» What you have to do: Check each line of the material below for "matplotlib", then copy the ones that contain it.
— START OF Extracted material —
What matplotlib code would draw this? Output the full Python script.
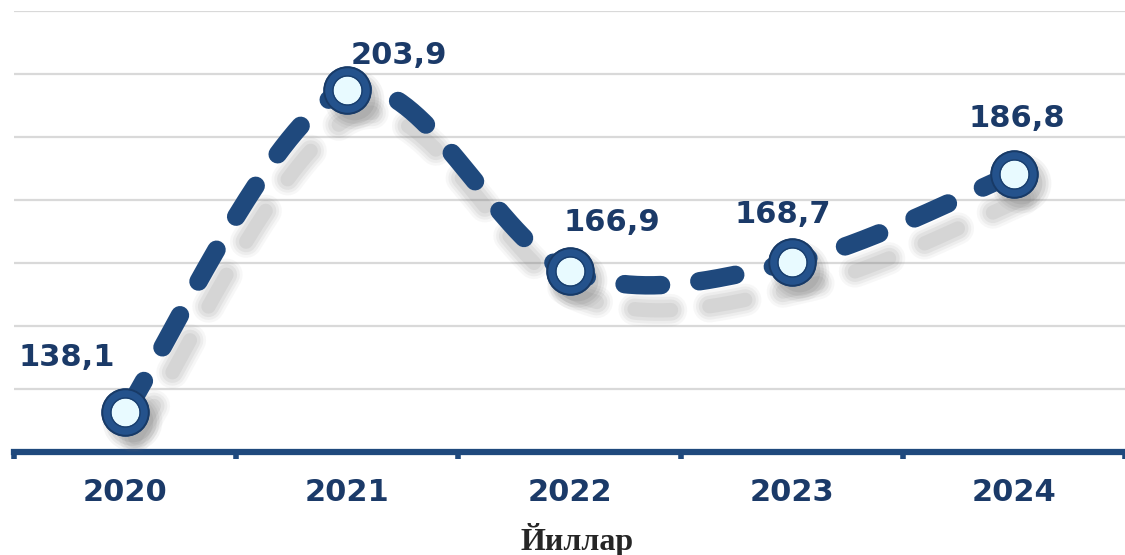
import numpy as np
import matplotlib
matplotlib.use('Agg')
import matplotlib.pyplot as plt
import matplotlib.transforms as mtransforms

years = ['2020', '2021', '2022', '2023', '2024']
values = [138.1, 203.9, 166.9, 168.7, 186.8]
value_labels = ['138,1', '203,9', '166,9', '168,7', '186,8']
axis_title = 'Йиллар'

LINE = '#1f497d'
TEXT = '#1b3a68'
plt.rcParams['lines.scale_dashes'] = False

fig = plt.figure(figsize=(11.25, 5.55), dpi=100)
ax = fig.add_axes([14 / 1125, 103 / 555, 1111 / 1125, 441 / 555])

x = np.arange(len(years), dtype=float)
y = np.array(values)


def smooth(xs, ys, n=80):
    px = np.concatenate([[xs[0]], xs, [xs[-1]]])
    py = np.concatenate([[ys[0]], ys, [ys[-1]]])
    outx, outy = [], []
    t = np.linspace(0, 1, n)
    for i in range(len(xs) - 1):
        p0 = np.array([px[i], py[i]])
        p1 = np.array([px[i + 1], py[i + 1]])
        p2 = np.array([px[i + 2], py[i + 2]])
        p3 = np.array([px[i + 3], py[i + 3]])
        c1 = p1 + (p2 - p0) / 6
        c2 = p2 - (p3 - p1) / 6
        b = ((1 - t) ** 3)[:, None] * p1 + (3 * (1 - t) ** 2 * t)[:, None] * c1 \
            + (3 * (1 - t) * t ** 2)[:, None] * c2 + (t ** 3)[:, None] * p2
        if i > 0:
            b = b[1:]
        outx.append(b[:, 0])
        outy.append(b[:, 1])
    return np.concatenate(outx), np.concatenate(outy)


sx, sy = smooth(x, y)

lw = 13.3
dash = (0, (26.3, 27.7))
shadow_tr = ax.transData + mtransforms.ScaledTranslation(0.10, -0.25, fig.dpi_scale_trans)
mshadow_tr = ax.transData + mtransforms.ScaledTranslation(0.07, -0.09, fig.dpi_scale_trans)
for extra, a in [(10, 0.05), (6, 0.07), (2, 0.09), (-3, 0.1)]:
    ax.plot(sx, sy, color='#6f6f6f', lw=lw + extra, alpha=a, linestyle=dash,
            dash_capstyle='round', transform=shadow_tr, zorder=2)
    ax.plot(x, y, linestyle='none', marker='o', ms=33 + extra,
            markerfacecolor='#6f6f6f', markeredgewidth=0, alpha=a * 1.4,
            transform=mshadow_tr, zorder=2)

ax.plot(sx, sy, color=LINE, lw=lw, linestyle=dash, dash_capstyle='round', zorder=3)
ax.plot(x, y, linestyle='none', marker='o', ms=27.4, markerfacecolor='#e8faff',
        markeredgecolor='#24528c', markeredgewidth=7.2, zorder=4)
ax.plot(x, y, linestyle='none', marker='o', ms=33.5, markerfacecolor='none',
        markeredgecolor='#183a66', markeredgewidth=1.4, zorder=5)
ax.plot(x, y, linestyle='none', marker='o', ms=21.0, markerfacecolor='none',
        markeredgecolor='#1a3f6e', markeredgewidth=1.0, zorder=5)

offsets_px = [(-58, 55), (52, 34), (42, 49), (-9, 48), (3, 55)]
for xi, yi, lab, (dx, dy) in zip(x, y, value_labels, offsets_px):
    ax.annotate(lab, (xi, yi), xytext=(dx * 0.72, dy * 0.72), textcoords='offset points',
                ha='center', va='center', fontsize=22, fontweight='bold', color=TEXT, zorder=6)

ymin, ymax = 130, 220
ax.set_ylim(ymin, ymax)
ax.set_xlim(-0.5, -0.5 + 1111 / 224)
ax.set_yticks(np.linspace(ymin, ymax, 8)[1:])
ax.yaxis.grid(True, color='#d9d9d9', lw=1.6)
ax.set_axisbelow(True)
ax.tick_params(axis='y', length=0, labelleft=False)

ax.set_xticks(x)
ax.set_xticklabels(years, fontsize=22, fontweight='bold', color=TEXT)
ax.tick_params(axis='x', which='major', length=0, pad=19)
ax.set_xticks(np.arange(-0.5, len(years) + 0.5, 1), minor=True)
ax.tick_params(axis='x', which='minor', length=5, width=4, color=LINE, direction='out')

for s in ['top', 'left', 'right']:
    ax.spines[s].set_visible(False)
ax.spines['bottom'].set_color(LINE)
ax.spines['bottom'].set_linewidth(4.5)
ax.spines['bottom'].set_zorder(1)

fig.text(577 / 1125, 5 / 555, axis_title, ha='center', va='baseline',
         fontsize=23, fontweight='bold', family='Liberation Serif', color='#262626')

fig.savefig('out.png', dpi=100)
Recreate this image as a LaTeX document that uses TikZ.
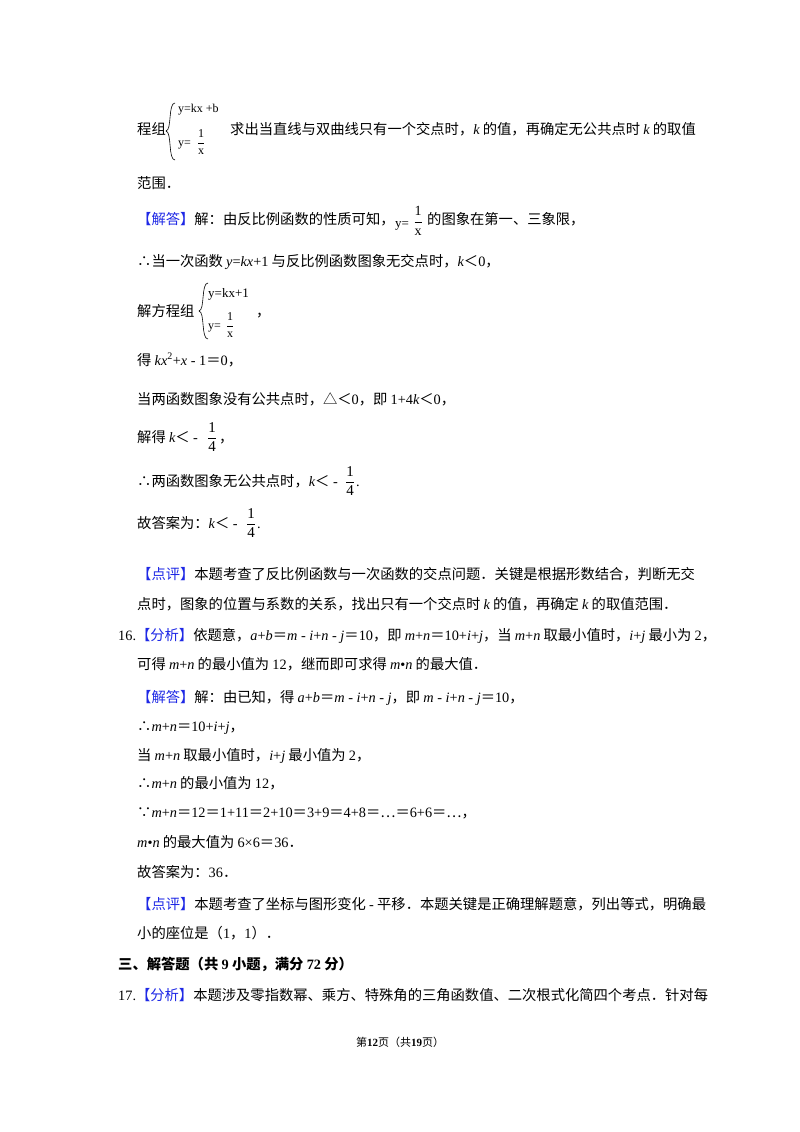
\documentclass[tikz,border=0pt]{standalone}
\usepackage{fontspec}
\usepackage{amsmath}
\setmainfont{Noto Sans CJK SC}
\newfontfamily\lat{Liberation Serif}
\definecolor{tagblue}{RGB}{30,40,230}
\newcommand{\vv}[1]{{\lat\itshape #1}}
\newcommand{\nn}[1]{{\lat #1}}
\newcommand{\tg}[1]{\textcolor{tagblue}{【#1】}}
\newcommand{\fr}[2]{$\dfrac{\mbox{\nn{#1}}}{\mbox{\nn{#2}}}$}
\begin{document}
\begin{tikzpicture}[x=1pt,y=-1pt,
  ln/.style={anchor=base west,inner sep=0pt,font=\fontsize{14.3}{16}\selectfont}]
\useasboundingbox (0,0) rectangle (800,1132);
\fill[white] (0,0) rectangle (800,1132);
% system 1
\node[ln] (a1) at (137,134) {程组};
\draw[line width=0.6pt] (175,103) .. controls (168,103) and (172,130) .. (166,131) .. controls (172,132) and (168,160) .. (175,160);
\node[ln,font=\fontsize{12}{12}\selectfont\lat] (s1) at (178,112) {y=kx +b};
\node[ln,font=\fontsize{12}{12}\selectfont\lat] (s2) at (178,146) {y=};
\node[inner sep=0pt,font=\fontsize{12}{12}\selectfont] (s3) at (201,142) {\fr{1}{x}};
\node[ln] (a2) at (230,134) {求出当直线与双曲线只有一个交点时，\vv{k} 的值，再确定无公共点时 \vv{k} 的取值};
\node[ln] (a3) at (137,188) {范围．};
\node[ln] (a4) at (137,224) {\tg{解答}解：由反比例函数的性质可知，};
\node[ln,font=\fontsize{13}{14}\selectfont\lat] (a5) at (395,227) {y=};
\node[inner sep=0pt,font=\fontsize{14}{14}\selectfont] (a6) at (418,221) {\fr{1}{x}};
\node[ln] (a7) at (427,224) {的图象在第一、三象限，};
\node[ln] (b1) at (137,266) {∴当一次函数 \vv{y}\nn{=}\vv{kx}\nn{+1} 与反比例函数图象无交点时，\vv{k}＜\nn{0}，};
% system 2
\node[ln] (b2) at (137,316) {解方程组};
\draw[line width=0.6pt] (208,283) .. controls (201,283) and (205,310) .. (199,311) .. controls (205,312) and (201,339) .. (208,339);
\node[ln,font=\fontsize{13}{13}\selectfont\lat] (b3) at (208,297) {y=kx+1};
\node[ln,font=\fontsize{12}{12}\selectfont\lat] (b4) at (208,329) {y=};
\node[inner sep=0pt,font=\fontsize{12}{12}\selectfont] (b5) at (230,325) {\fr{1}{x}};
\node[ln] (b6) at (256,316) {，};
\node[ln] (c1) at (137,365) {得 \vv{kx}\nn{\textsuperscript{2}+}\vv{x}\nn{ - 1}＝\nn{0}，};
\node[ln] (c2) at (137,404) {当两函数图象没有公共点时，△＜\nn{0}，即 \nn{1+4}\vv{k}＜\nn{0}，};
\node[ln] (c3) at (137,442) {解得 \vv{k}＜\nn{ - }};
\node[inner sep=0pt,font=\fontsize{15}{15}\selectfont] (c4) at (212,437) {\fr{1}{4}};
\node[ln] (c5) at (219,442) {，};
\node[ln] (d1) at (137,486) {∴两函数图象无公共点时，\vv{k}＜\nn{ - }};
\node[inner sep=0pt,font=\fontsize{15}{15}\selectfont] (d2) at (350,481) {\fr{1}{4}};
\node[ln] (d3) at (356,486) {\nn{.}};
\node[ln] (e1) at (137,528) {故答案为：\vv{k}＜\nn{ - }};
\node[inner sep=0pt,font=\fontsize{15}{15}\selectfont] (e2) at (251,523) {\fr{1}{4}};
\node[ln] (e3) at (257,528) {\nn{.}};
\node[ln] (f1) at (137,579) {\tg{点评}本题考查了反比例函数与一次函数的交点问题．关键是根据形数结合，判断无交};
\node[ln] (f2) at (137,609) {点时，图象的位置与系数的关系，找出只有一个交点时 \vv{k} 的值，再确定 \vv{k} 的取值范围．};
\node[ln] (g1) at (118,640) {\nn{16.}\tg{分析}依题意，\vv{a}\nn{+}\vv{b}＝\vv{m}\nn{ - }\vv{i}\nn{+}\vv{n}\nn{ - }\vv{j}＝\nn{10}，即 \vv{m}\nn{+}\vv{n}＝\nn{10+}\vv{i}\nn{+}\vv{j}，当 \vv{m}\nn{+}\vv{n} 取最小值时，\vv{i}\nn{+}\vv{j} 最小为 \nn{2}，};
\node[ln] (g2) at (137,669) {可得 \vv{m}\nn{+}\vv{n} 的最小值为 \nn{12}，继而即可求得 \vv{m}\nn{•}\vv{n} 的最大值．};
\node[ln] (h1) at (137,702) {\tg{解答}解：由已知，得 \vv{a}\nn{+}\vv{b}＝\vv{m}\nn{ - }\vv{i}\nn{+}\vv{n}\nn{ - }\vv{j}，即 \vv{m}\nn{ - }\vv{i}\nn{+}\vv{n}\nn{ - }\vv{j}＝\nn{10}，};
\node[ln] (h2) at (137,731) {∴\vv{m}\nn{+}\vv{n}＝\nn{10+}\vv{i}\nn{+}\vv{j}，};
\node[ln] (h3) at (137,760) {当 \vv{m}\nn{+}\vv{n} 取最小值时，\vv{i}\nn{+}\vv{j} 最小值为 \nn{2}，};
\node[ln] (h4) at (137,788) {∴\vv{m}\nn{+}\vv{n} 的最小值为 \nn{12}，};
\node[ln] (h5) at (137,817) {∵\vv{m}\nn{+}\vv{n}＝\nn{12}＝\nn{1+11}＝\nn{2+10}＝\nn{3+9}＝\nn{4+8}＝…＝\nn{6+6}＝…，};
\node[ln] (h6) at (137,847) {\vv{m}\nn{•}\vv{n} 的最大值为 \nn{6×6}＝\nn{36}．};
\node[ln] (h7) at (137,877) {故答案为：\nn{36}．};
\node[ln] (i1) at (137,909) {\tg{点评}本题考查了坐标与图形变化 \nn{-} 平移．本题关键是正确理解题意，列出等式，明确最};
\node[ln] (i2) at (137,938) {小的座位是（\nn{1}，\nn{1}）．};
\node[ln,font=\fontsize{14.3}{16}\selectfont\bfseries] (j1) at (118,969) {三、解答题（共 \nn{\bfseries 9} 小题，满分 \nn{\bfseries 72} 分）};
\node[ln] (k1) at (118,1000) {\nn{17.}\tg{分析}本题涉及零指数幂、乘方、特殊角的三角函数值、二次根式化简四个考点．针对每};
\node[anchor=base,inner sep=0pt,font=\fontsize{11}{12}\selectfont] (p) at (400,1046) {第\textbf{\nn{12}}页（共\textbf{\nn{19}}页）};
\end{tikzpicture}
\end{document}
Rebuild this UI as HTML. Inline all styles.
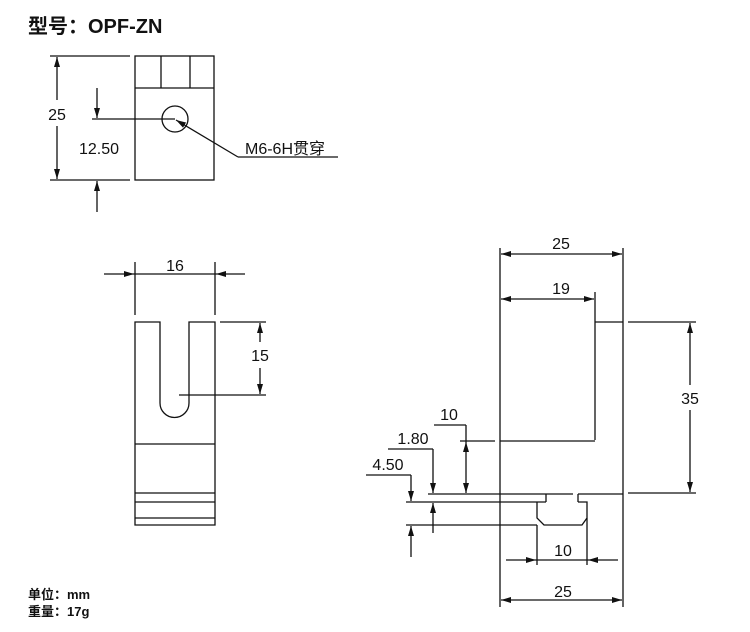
— END OF Extracted material —
» Output for this task:
What matplotlib code would draw this? Output the full Python script.
import matplotlib
matplotlib.use('Agg')
import matplotlib.pyplot as plt
import matplotlib.transforms as mtransforms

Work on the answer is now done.